## TO BE DONE
The listing below must be repeated word for word, with its images excluded.

## DATASET EXCERPT
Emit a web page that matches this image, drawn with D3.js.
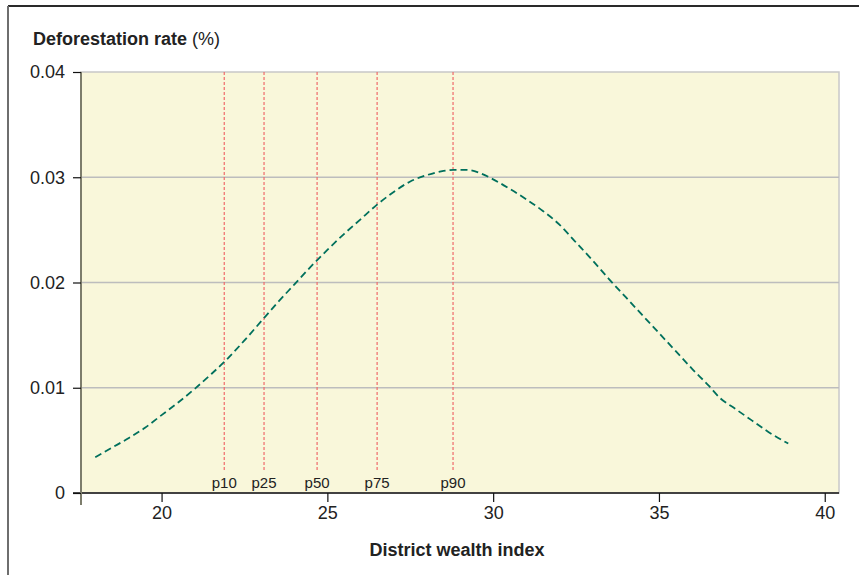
<!DOCTYPE html>
<html>
<head>
<meta charset="utf-8">
<script src="https://cdn.jsdelivr.net/npm/d3@7"></script>
<style>
  body { margin: 0; background: #fff; }
  svg { display: block; font-family: "Liberation Sans", Arial, sans-serif; }
</style>
</head>
<body>
<div id="chart"></div>
<script>
// values
const wealthIndex = [18.0, 18.5, 19.0, 19.5, 20.0, 20.5, 21.0, 21.5, 22.0, 22.5, 23.0, 23.5, 24.0, 24.5,
  25.0, 25.5, 26.0, 26.5, 27.0, 27.5, 28.0, 28.5, 28.8, 29.2, 29.6, 30.0, 30.5, 31.0, 31.5, 32.0,
  32.5, 33.0, 33.5, 34.0, 34.5, 35.0, 35.5, 36.0, 36.5, 36.85, 37.3, 37.8, 38.3, 38.9];
const deforestation = [0.0034, 0.0043, 0.0052, 0.0062, 0.0074, 0.0086, 0.0099, 0.0113, 0.0128, 0.0145,
  0.0163, 0.0181, 0.0198, 0.0215, 0.0231, 0.0246, 0.0260, 0.0274, 0.0286, 0.0296, 0.0302, 0.0306,
  0.0307, 0.0307, 0.0304, 0.0298, 0.0289, 0.0279, 0.0268, 0.0255, 0.0238, 0.0221, 0.0203, 0.0186,
  0.0169, 0.0152, 0.0135, 0.0118, 0.0102, 0.0090, 0.0080, 0.0069, 0.0058, 0.0047];
const pctLabels = ["p10", "p25", "p50", "p75", "p90"];
const pctValues = [21.89, 23.09, 24.69, 26.50, 28.79];
const xTicks = [20, 25, 30, 35, 40];
const yTicks = [0, 0.01, 0.02, 0.03, 0.04];

const data = wealthIndex.map((x, i) => ({x: x, y: deforestation[i]}));

const width = 859, height = 576;
let margin = {top: 72, right: 20, bottom: 83, left: 81};

const svg = d3.select("#chart").append("svg")
  .attr("width", width)
  .attr("height", height);

let x = d3.scaleLinear()
  .domain([17.57, 40.43])
  .range([margin.left, width - margin.right]);

let y = d3.scaleLinear()
  .domain([0, 0.04])
  .range([height - margin.bottom, margin.top]);

// outer frame (top + left only)
svg.append("line")
  .attr("x1", 8).attr("x2", width).attr("y1", 6).attr("y2", 6)
  .attr("stroke", "#2a2a2a").attr("stroke-width", 2);
svg.append("line")
  .attr("x1", 8).attr("x2", 8).attr("y1", 6).attr("y2", height - 1)
  .attr("stroke", "#6e6e6e").attr("stroke-width", 2);

// plot background
svg.append("rect")
  .attr("x", x.range()[0]).attr("y", y(0.04))
  .attr("width", x.range()[1] - x.range()[0])
  .attr("height", y(0) - y(0.04))
  .attr("fill", "#f9f7da")
  .attr("stroke", "#c8c8c8")
  .attr("stroke-width", 1.5);

// grid lines
svg.append("g")
  .selectAll("line")
  .data(yTicks.filter(d => d > 0 && d < 0.04))
  .join("line")
  .attr("x1", x.range()[0]).attr("x2", x.range()[1])
  .attr("y1", d => y(d)).attr("y2", d => y(d))
  .attr("stroke", "#bdbdbd").attr("stroke-width", 1.5);

// percentile lines
const pct = svg.append("g");
pct.selectAll("line")
  .data(pctValues)
  .join("line")
  .attr("x1", d => x(d)).attr("x2", d => x(d))
  .attr("y1", y(0.04)).attr("y2", y(0) - 23)
  .attr("stroke", "#f06a6a")
  .attr("stroke-width", 1.2)
  .attr("stroke-dasharray", "3,2");
pct.selectAll("text")
  .data(pctValues)
  .join("text")
  .attr("x", d => x(d))
  .attr("y", y(0) - 5)
  .attr("text-anchor", "middle")
  .attr("font-size", 15)
  .attr("fill", "#222")
  .text((d, i) => pctLabels[i]);

// curve
svg.append("path")
  .datum(data)
  .attr("fill", "none")
  .attr("stroke", "#00705c")
  .attr("stroke-width", 1.8)
  .attr("stroke-dasharray", "7,4")
  .attr("d", d3.line()
    .x(d => x(d.x))
    .y(d => y(d.y))
    .curve(d3.curveMonotoneX));

// x axis
const gx = svg.append("g")
  .attr("transform", `translate(0,${y(0)})`)
  .call(d3.axisBottom(x).tickValues(xTicks).tickSize(9).tickSizeOuter(0).tickPadding(4))
  .call(g => g.select(".domain").attr("stroke", "#111").attr("stroke-width", 1.5)
    .attr("d", `M${margin.left - 8},0H${x.range()[1]}`));
gx.selectAll(".tick line").attr("stroke", "#111").attr("stroke-width", 1.2);
gx.selectAll(".tick text").attr("font-size", 18).attr("fill", "#222")
  .attr("font-family", "Liberation Sans, Arial, sans-serif");

// y axis
const gy = svg.append("g")
  .attr("transform", `translate(${margin.left},0)`)
  .call(d3.axisLeft(y).tickValues(yTicks).tickFormat(d => d === 0 ? "0" : d3.format(".2f")(d))
    .tickSize(8).tickSizeOuter(0).tickPadding(8))
  .call(g => g.select(".domain").attr("stroke", "#7d7d6c").attr("stroke-width", 2)
    .attr("d", `M0,${y(0.04)}V${y(0) + 12}`));
gy.selectAll(".tick line").attr("stroke", "#111").attr("stroke-width", 1.2);
gy.selectAll(".tick text").attr("font-size", 18).attr("fill", "#222")
  .attr("font-family", "Liberation Sans, Arial, sans-serif");

// titles
const yTitle = svg.append("text")
  .attr("x", 33).attr("y", 45)
  .attr("font-size", 18)
  .attr("fill", "#222");
yTitle.append("tspan").attr("font-weight", "bold").text("Deforestation rate");
yTitle.append("tspan").text(" (%)");

svg.append("text")
  .attr("x", 457).attr("y", 556)
  .attr("text-anchor", "middle")
  .attr("font-size", 18)
  .attr("font-weight", "bold")
  .attr("fill", "#222")
  .text("District wealth index");
</script>
</body>
</html>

## OUTPUT FOR THIS TASK
Emit a web page that matches this image, drawn with D3.js.
<!DOCTYPE html>
<html>
<head>
<meta charset="utf-8">
<script src="https://cdn.jsdelivr.net/npm/d3@7"></script>
<style>
  body { margin: 0; background: #fff; }
  svg { display: block; font-family: "Liberation Sans", Arial, sans-serif; }
</style>
</head>
<body>
<div id="chart"></div>
<script>
// values
const wealthIndex = [18.0, 18.5, 19.0, 19.5, 20.0, 20.5, 21.0, 21.5, 22.0, 22.5, 23.0, 23.5, 24.0, 24.5,
  25.0, 25.5, 26.0, 26.5, 27.0, 27.5, 28.0, 28.5, 28.8, 29.2, 29.6, 30.0, 30.5, 31.0, 31.5, 32.0,
  32.5, 33.0, 33.5, 34.0, 34.5, 35.0, 35.5, 36.0, 36.5, 36.85, 37.3, 37.8, 38.3, 38.9];
const deforestation = [0.0034, 0.0043, 0.0052, 0.0062, 0.0074, 0.0086, 0.0099, 0.0113, 0.0128, 0.0145,
  0.0163, 0.0181, 0.0198, 0.0215, 0.0231, 0.0246, 0.0260, 0.0274, 0.0286, 0.0296, 0.0302, 0.0306,
  0.0307, 0.0307, 0.0304, 0.0298, 0.0289, 0.0279, 0.0268, 0.0255, 0.0238, 0.0221, 0.0203, 0.0186,
  0.0169, 0.0152, 0.0135, 0.0118, 0.0102, 0.0090, 0.0080, 0.0069, 0.0058, 0.0047];
const pctLabels = ["p10", "p25", "p50", "p75", "p90"];
const pctValues = [21.89, 23.09, 24.69, 26.50, 28.79];
const xTicks = [20, 25, 30, 35, 40];
const yTicks = [0, 0.01, 0.02, 0.03, 0.04];

const data = wealthIndex.map((x, i) => ({x: x, y: deforestation[i]}));

const width = 859, height = 576;
let margin = {top: 72, right: 20, bottom: 83, left: 81};

const svg = d3.select("#chart").append("svg")
  .attr("width", width)
  .attr("height", height);

let x = d3.scaleLinear()
  .domain([17.57, 40.43])
  .range([margin.left, width - margin.right]);

let y = d3.scaleLinear()
  .domain([0, 0.04])
  .range([height - margin.bottom, margin.top]);

// outer frame (top + left only)
svg.append("line")
  .attr("x1", 8).attr("x2", width).attr("y1", 6).attr("y2", 6)
  .attr("stroke", "#2a2a2a").attr("stroke-width", 2);
svg.append("line")
  .attr("x1", 8).attr("x2", 8).attr("y1", 6).attr("y2", height - 1)
  .attr("stroke", "#6e6e6e").attr("stroke-width", 2);

// plot background
svg.append("rect")
  .attr("x", x.range()[0]).attr("y", y(0.04))
  .attr("width", x.range()[1] - x.range()[0])
  .attr("height", y(0) - y(0.04))
  .attr("fill", "#f9f7da")
  .attr("stroke", "#c8c8c8")
  .attr("stroke-width", 1.5);

// grid lines
svg.append("g")
  .selectAll("line")
  .data(yTicks.filter(d => d > 0 && d < 0.04))
  .join("line")
  .attr("x1", x.range()[0]).attr("x2", x.range()[1])
  .attr("y1", d => y(d)).attr("y2", d => y(d))
  .attr("stroke", "#bdbdbd").attr("stroke-width", 1.5);

// percentile lines
const pct = svg.append("g");
pct.selectAll("line")
  .data(pctValues)
  .join("line")
  .attr("x1", d => x(d)).attr("x2", d => x(d))
  .attr("y1", y(0.04)).attr("y2", y(0) - 23)
  .attr("stroke", "#f06a6a")
  .attr("stroke-width", 1.2)
  .attr("stroke-dasharray", "3,2");
pct.selectAll("text")
  .data(pctValues)
  .join("text")
  .attr("x", d => x(d))
  .attr("y", y(0) - 5)
  .attr("text-anchor", "middle")
  .attr("font-size", 15)
  .attr("fill", "#222")
  .text((d, i) => pctLabels[i]);

// curve
svg.append("path")
  .datum(data)
  .attr("fill", "none")
  .attr("stroke", "#00705c")
  .attr("stroke-width", 1.8)
  .attr("stroke-dasharray", "7,4")
  .attr("d", d3.line()
    .x(d => x(d.x))
    .y(d => y(d.y))
    .curve(d3.curveMonotoneX));

// x axis
const gx = svg.append("g")
  .attr("transform", `translate(0,${y(0)})`)
  .call(d3.axisBottom(x).tickValues(xTicks).tickSize(9).tickSizeOuter(0).tickPadding(4))
  .call(g => g.select(".domain").attr("stroke", "#111").attr("stroke-width", 1.5)
    .attr("d", `M${margin.left - 8},0H${x.range()[1]}`));
gx.selectAll(".tick line").attr("stroke", "#111").attr("stroke-width", 1.2);
gx.selectAll(".tick text").attr("font-size", 18).attr("fill", "#222")
  .attr("font-family", "Liberation Sans, Arial, sans-serif");

// y axis
const gy = svg.append("g")
  .attr("transform", `translate(${margin.left},0)`)
  .call(d3.axisLeft(y).tickValues(yTicks).tickFormat(d => d === 0 ? "0" : d3.format(".2f")(d))
    .tickSize(8).tickSizeOuter(0).tickPadding(8))
  .call(g => g.select(".domain").attr("stroke", "#7d7d6c").attr("stroke-width", 2)
    .attr("d", `M0,${y(0.04)}V${y(0) + 12}`));
gy.selectAll(".tick line").attr("stroke", "#111").attr("stroke-width", 1.2);
gy.selectAll(".tick text").attr("font-size", 18).attr("fill", "#222")
  .attr("font-family", "Liberation Sans, Arial, sans-serif");

// titles
const yTitle = svg.append("text")
  .attr("x", 33).attr("y", 45)
  .attr("font-size", 18)
  .attr("fill", "#222");
yTitle.append("tspan").attr("font-weight", "bold").text("Deforestation rate");
yTitle.append("tspan").text(" (%)");

svg.append("text")
  .attr("x", 457).attr("y", 556)
  .attr("text-anchor", "middle")
  .attr("font-size", 18)
  .attr("font-weight", "bold")
  .attr("fill", "#222")
  .text("District wealth index");
</script>
</body>
</html>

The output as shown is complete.